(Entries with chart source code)
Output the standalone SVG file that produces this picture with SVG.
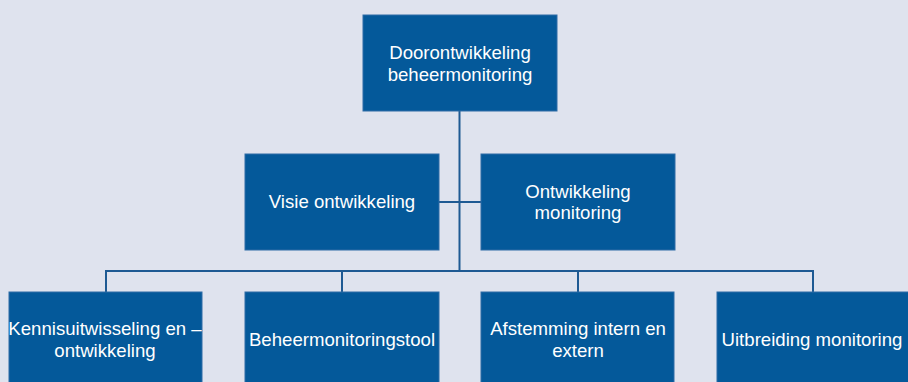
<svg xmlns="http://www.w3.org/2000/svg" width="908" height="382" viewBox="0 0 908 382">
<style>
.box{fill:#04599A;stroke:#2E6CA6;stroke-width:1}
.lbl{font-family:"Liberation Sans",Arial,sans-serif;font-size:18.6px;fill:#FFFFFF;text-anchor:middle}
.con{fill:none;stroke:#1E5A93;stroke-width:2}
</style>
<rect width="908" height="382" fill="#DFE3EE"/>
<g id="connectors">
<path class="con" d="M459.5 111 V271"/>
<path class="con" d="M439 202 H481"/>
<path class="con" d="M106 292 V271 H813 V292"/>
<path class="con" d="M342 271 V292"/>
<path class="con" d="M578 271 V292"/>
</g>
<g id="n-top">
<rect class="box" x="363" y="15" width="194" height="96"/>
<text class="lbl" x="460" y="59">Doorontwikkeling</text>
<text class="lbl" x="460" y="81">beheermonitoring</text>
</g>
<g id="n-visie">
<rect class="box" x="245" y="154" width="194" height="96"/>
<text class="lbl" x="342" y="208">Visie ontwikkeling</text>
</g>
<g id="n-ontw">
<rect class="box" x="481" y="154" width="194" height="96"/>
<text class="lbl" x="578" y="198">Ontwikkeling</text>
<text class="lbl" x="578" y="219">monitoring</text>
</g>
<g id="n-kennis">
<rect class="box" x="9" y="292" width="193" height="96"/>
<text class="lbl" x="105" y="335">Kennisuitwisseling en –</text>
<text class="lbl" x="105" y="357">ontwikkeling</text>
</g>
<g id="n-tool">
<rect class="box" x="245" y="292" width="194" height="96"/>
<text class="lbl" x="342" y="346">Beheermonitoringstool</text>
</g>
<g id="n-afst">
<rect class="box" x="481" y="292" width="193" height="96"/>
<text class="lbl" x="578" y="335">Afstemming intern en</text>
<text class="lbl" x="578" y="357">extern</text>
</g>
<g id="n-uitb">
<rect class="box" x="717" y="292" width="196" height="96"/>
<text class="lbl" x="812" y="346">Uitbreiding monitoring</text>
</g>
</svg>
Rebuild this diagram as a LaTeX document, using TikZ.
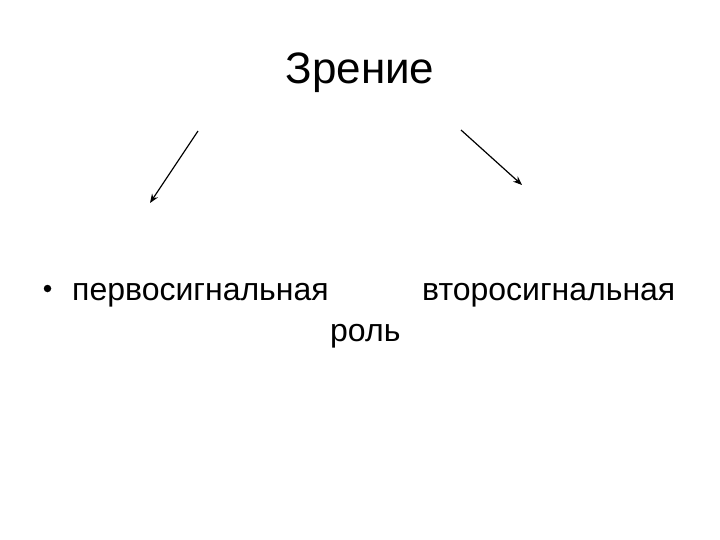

● **EXERCISE INSTRUCTIONS**: From the listing above, copy every line that includes the word "this".

● **SOLVED EXERCISE**:
Output the standalone SVG file that produces this picture with SVG.
Rebuild this diagram as a LaTeX document, using TikZ.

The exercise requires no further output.